---- DATA BLOCK
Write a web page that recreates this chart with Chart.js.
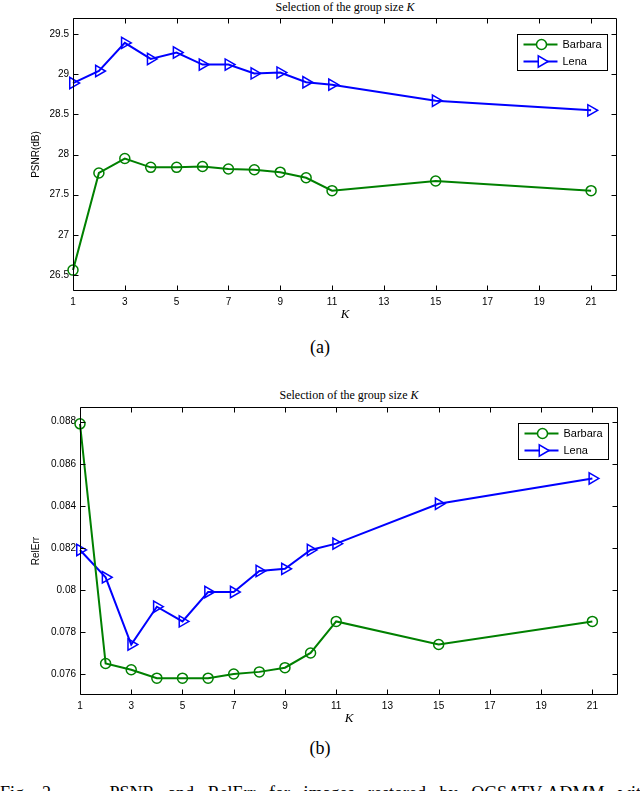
<!DOCTYPE html>
<html>
<head>
<meta charset="utf-8">
<script src="https://cdn.jsdelivr.net/npm/chart.js@4.4.1/dist/chart.umd.min.js"></script>
<style>
  body { margin: 0; background: #fff; }
  #wrap { position: relative; width: 640px; height: 791px; overflow: hidden; }
  canvas { position: absolute; left: 0; }
  .ttl { position: absolute; text-align: center; font: 12px "Liberation Serif", serif; line-height: 14px; color: #000; }
  .cap { position: absolute; left: 0; width: 640px; text-align: center; font: 18px "Liberation Serif", serif; line-height: 22px; color: #000; }
  .fig { position: absolute; left: 0; width: 650px; top: 782px; font: 18px "Liberation Serif", serif; line-height: 22px; text-align: justify; text-align-last: justify; white-space: nowrap; }
</style>
</head>
<body>
<div id="wrap">
  <div class="ttl" style="left:73px;width:544px;top:0px">Selection of the group size <i>K</i></div>
  <canvas id="psnrChart" width="640" height="330" style="top:0px"></canvas>
  <div class="cap" style="top:336px">(a)</div>

  <div class="ttl" style="left:80px;width:538px;top:388px">Selection of the group size <i>K</i></div>
  <canvas id="relErrChart" width="640" height="345" style="top:385px"></canvas>
  <div class="cap" style="top:737px">(b)</div>

  <div class="fig">Fig. 2.&nbsp;&nbsp;&nbsp; PSNR and RelErr for images restored by OGSATV-ADMM with</div>
</div>
<script>
// group sizes K on the x axis
var kValues = [1, 2, 3, 4, 5, 6, 7, 8, 9, 10, 11, 15, 21];
var kTicks = [1, 3, 5, 7, 9, 11, 13, 15, 17, 19, 21];

// (a) PSNR in dB
var psnrBarbara = [26.56, 27.77, 27.95, 27.84, 27.84, 27.85, 27.82, 27.81, 27.78, 27.71, 27.55, 27.67, 27.55];
var psnrLena    = [28.89, 29.04, 29.39, 29.19, 29.27, 29.12, 29.12, 29.01, 29.02, 28.90, 28.87, 28.67, 28.55];
var psnrTicks = [26.5, 27, 27.5, 28, 28.5, 29, 29.5];

// (b) relative error
var relErrBarbara = [0.0879, 0.0765, 0.0762, 0.0758, 0.0758, 0.0758, 0.0760, 0.0761, 0.0763, 0.0770, 0.0785, 0.0774, 0.0785];
var relErrLena    = [0.0819, 0.0806, 0.0774, 0.0792, 0.0785, 0.0799, 0.0799, 0.0809, 0.0810, 0.0819, 0.0822, 0.0841, 0.0853];
var relErrTicks = [0.076, 0.078, 0.08, 0.082, 0.084, 0.086, 0.088];

var seriesNames = ['Barbara', 'Lena'];
var GREEN = '#008000';
var BLUE = '#0000ff';

function toPoints(ys) {
  return kValues.map(function(k, i){ return {x: k, y: ys[i]}; });
}

// matlab style box with ticks pointing inwards + legend inside the axes
var boxPlugin = {
  id: 'boxPlugin',
  afterDatasetsDraw: function(chart){
    var ctx = chart.ctx, a = chart.chartArea;
    var x = chart.scales.x, y = chart.scales.y;
    var L = Math.round(a.left) + 0.5, R = Math.round(a.right) - 0.5;
    var T = Math.round(a.top) + 0.5, B = Math.round(a.bottom) - 0.5;
    ctx.save();
    ctx.strokeStyle = '#000';
    ctx.lineWidth = 1;
    ctx.beginPath();
    ctx.rect(L, T, R - L, B - T);
    x.ticks.forEach(function(t){
      var px = Math.round(x.getPixelForValue(t.value)) + 0.5;
      ctx.moveTo(px, B); ctx.lineTo(px, B - 5);
      ctx.moveTo(px, T); ctx.lineTo(px, T + 5);
    });
    y.ticks.forEach(function(t){
      var py = Math.round(y.getPixelForValue(t.value)) + 0.5;
      ctx.moveTo(L, py); ctx.lineTo(L + 5, py);
      ctx.moveTo(R, py); ctx.lineTo(R - 5, py);
    });
    ctx.stroke();

    // legend
    var lx = Math.round(a.right) - 99.5, ly = Math.round(a.top) + 16.5;
    ctx.fillStyle = '#fff';
    ctx.fillRect(lx, ly, 90, 36);
    ctx.strokeRect(lx, ly, 90, 36);
    ctx.font = '11px "Liberation Sans", sans-serif';
    ctx.textBaseline = 'middle';
    chart.data.datasets.forEach(function(ds, i){
      var ry = ly + 10 + i * 17;
      ctx.strokeStyle = ds.borderColor;
      ctx.lineWidth = 2;
      ctx.beginPath();
      ctx.moveTo(lx + 6, ry); ctx.lineTo(lx + 40, ry);
      ctx.stroke();
      ctx.lineWidth = 1.5;
      ctx.fillStyle = '#fff';
      Chart.helpers.drawPoint(ctx, {
        pointStyle: ds.pointStyle, radius: ds.pointRadius,
        rotation: ds.pointRotation || 0, borderWidth: 1.5
      }, lx + 24, ry);
      ctx.fillStyle = '#000';
      ctx.fillText(ds.label, lx + 45, ry);
    });
    ctx.restore();
  }
};

function makeChart(id, barbara, lena, yTicks, yMin, yMax, yTitle, lay) {
  return new Chart(document.getElementById(id), {
    type: 'line',
    data: {
      datasets: [
        {
          label: seriesNames[0], data: toPoints(barbara),
          borderColor: GREEN, borderWidth: 2,
          pointStyle: 'circle', pointRadius: 5, pointBorderWidth: 1.5,
          pointBackgroundColor: 'rgba(0,0,0,0)', pointBorderColor: GREEN,
          clip: false
        },
        {
          label: seriesNames[1], data: toPoints(lena),
          borderColor: BLUE, borderWidth: 2,
          pointStyle: 'triangle', pointRotation: 90, pointRadius: 6.5, pointBorderWidth: 1.5,
          pointBackgroundColor: 'rgba(0,0,0,0)', pointBorderColor: BLUE,
          clip: false
        }
      ]
    },
    options: {
      responsive: false,
      animation: false,
      layout: { padding: { top: lay.top, right: lay.right, left: 0, bottom: 0 } },
      plugins: { legend: { display: false }, tooltip: { enabled: false } },
      scales: {
        x: {
          type: 'linear', min: 1, max: 22,
          afterFit: function(s){ s.height = lay.xHeight; },
          afterBuildTicks: function(s){ s.ticks = kTicks.map(function(v){ return {value: v}; }); },
          grid: { display: false, drawTicks: false },
          border: { display: false },
          ticks: { color: '#000', padding: 5, maxRotation: 0, autoSkip: false,
                   font: { family: '"Liberation Sans", sans-serif', size: 10 } },
          title: { display: true, text: 'K', color: '#000',
                   padding: { top: 0, bottom: lay.kPad },
                   font: { family: '"Liberation Serif", serif', size: 13, style: 'italic' } }
        },
        y: {
          type: 'linear', min: yMin, max: yMax,
          afterFit: function(s){ s.width = lay.yWidth; },
          afterBuildTicks: function(s){ s.ticks = yTicks.map(function(v){ return {value: v}; }); },
          grid: { display: false, drawTicks: false },
          border: { display: false },
          ticks: { color: '#000', padding: 4, autoSkip: false,
                   callback: function(v){ return String(v); },
                   font: { family: '"Liberation Sans", sans-serif', size: 10 } },
          title: { display: true, text: yTitle, color: '#000',
                   padding: { top: 30, bottom: 0 },
                   font: { family: '"Liberation Sans", sans-serif', size: 10 } }
        }
      }
    },
    plugins: [boxPlugin]
  });
}

makeChart('psnrChart', psnrBarbara, psnrLena, psnrTicks, 26.3, 29.7, 'PSNR(dB)',
  { top: 18, right: 23, yWidth: 73, xHeight: 39, kPad: 8 });
makeChart('relErrChart', relErrBarbara, relErrLena, relErrTicks, 0.075, 0.0887, 'RelErr',
  { top: 22, right: 22, yWidth: 80, xHeight: 35, kPad: 4 });
</script>
</body>
</html>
--------
**EXERCISE REQUIREMENTS**
Extract the full listing exactly, with the pictures left out.

**RESULT OF THE EXERCISE**
Write a web page that recreates this chart with Chart.js.
<!DOCTYPE html>
<html>
<head>
<meta charset="utf-8">
<script src="https://cdn.jsdelivr.net/npm/chart.js@4.4.1/dist/chart.umd.min.js"></script>
<style>
  body { margin: 0; background: #fff; }
  #wrap { position: relative; width: 640px; height: 791px; overflow: hidden; }
  canvas { position: absolute; left: 0; }
  .ttl { position: absolute; text-align: center; font: 12px "Liberation Serif", serif; line-height: 14px; color: #000; }
  .cap { position: absolute; left: 0; width: 640px; text-align: center; font: 18px "Liberation Serif", serif; line-height: 22px; color: #000; }
  .fig { position: absolute; left: 0; width: 650px; top: 782px; font: 18px "Liberation Serif", serif; line-height: 22px; text-align: justify; text-align-last: justify; white-space: nowrap; }
</style>
</head>
<body>
<div id="wrap">
  <div class="ttl" style="left:73px;width:544px;top:0px">Selection of the group size <i>K</i></div>
  <canvas id="psnrChart" width="640" height="330" style="top:0px"></canvas>
  <div class="cap" style="top:336px">(a)</div>

  <div class="ttl" style="left:80px;width:538px;top:388px">Selection of the group size <i>K</i></div>
  <canvas id="relErrChart" width="640" height="345" style="top:385px"></canvas>
  <div class="cap" style="top:737px">(b)</div>

  <div class="fig">Fig. 2.&nbsp;&nbsp;&nbsp; PSNR and RelErr for images restored by OGSATV-ADMM with</div>
</div>
<script>
// group sizes K on the x axis
var kValues = [1, 2, 3, 4, 5, 6, 7, 8, 9, 10, 11, 15, 21];
var kTicks = [1, 3, 5, 7, 9, 11, 13, 15, 17, 19, 21];

// (a) PSNR in dB
var psnrBarbara = [26.56, 27.77, 27.95, 27.84, 27.84, 27.85, 27.82, 27.81, 27.78, 27.71, 27.55, 27.67, 27.55];
var psnrLena    = [28.89, 29.04, 29.39, 29.19, 29.27, 29.12, 29.12, 29.01, 29.02, 28.90, 28.87, 28.67, 28.55];
var psnrTicks = [26.5, 27, 27.5, 28, 28.5, 29, 29.5];

// (b) relative error
var relErrBarbara = [0.0879, 0.0765, 0.0762, 0.0758, 0.0758, 0.0758, 0.0760, 0.0761, 0.0763, 0.0770, 0.0785, 0.0774, 0.0785];
var relErrLena    = [0.0819, 0.0806, 0.0774, 0.0792, 0.0785, 0.0799, 0.0799, 0.0809, 0.0810, 0.0819, 0.0822, 0.0841, 0.0853];
var relErrTicks = [0.076, 0.078, 0.08, 0.082, 0.084, 0.086, 0.088];

var seriesNames = ['Barbara', 'Lena'];
var GREEN = '#008000';
var BLUE = '#0000ff';

function toPoints(ys) {
  return kValues.map(function(k, i){ return {x: k, y: ys[i]}; });
}

// matlab style box with ticks pointing inwards + legend inside the axes
var boxPlugin = {
  id: 'boxPlugin',
  afterDatasetsDraw: function(chart){
    var ctx = chart.ctx, a = chart.chartArea;
    var x = chart.scales.x, y = chart.scales.y;
    var L = Math.round(a.left) + 0.5, R = Math.round(a.right) - 0.5;
    var T = Math.round(a.top) + 0.5, B = Math.round(a.bottom) - 0.5;
    ctx.save();
    ctx.strokeStyle = '#000';
    ctx.lineWidth = 1;
    ctx.beginPath();
    ctx.rect(L, T, R - L, B - T);
    x.ticks.forEach(function(t){
      var px = Math.round(x.getPixelForValue(t.value)) + 0.5;
      ctx.moveTo(px, B); ctx.lineTo(px, B - 5);
      ctx.moveTo(px, T); ctx.lineTo(px, T + 5);
    });
    y.ticks.forEach(function(t){
      var py = Math.round(y.getPixelForValue(t.value)) + 0.5;
      ctx.moveTo(L, py); ctx.lineTo(L + 5, py);
      ctx.moveTo(R, py); ctx.lineTo(R - 5, py);
    });
    ctx.stroke();

    // legend
    var lx = Math.round(a.right) - 99.5, ly = Math.round(a.top) + 16.5;
    ctx.fillStyle = '#fff';
    ctx.fillRect(lx, ly, 90, 36);
    ctx.strokeRect(lx, ly, 90, 36);
    ctx.font = '11px "Liberation Sans", sans-serif';
    ctx.textBaseline = 'middle';
    chart.data.datasets.forEach(function(ds, i){
      var ry = ly + 10 + i * 17;
      ctx.strokeStyle = ds.borderColor;
      ctx.lineWidth = 2;
      ctx.beginPath();
      ctx.moveTo(lx + 6, ry); ctx.lineTo(lx + 40, ry);
      ctx.stroke();
      ctx.lineWidth = 1.5;
      ctx.fillStyle = '#fff';
      Chart.helpers.drawPoint(ctx, {
        pointStyle: ds.pointStyle, radius: ds.pointRadius,
        rotation: ds.pointRotation || 0, borderWidth: 1.5
      }, lx + 24, ry);
      ctx.fillStyle = '#000';
      ctx.fillText(ds.label, lx + 45, ry);
    });
    ctx.restore();
  }
};

function makeChart(id, barbara, lena, yTicks, yMin, yMax, yTitle, lay) {
  return new Chart(document.getElementById(id), {
    type: 'line',
    data: {
      datasets: [
        {
          label: seriesNames[0], data: toPoints(barbara),
          borderColor: GREEN, borderWidth: 2,
          pointStyle: 'circle', pointRadius: 5, pointBorderWidth: 1.5,
          pointBackgroundColor: 'rgba(0,0,0,0)', pointBorderColor: GREEN,
          clip: false
        },
        {
          label: seriesNames[1], data: toPoints(lena),
          borderColor: BLUE, borderWidth: 2,
          pointStyle: 'triangle', pointRotation: 90, pointRadius: 6.5, pointBorderWidth: 1.5,
          pointBackgroundColor: 'rgba(0,0,0,0)', pointBorderColor: BLUE,
          clip: false
        }
      ]
    },
    options: {
      responsive: false,
      animation: false,
      layout: { padding: { top: lay.top, right: lay.right, left: 0, bottom: 0 } },
      plugins: { legend: { display: false }, tooltip: { enabled: false } },
      scales: {
        x: {
          type: 'linear', min: 1, max: 22,
          afterFit: function(s){ s.height = lay.xHeight; },
          afterBuildTicks: function(s){ s.ticks = kTicks.map(function(v){ return {value: v}; }); },
          grid: { display: false, drawTicks: false },
          border: { display: false },
          ticks: { color: '#000', padding: 5, maxRotation: 0, autoSkip: false,
                   font: { family: '"Liberation Sans", sans-serif', size: 10 } },
          title: { display: true, text: 'K', color: '#000',
                   padding: { top: 0, bottom: lay.kPad },
                   font: { family: '"Liberation Serif", serif', size: 13, style: 'italic' } }
        },
        y: {
          type: 'linear', min: yMin, max: yMax,
          afterFit: function(s){ s.width = lay.yWidth; },
          afterBuildTicks: function(s){ s.ticks = yTicks.map(function(v){ return {value: v}; }); },
          grid: { display: false, drawTicks: false },
          border: { display: false },
          ticks: { color: '#000', padding: 4, autoSkip: false,
                   callback: function(v){ return String(v); },
                   font: { family: '"Liberation Sans", sans-serif', size: 10 } },
          title: { display: true, text: yTitle, color: '#000',
                   padding: { top: 30, bottom: 0 },
                   font: { family: '"Liberation Sans", sans-serif', size: 10 } }
        }
      }
    },
    plugins: [boxPlugin]
  });
}

makeChart('psnrChart', psnrBarbara, psnrLena, psnrTicks, 26.3, 29.7, 'PSNR(dB)',
  { top: 18, right: 23, yWidth: 73, xHeight: 39, kPad: 8 });
makeChart('relErrChart', relErrBarbara, relErrLena, relErrTicks, 0.075, 0.0887, 'RelErr',
  { top: 22, right: 22, yWidth: 80, xHeight: 35, kPad: 4 });
</script>
</body>
</html>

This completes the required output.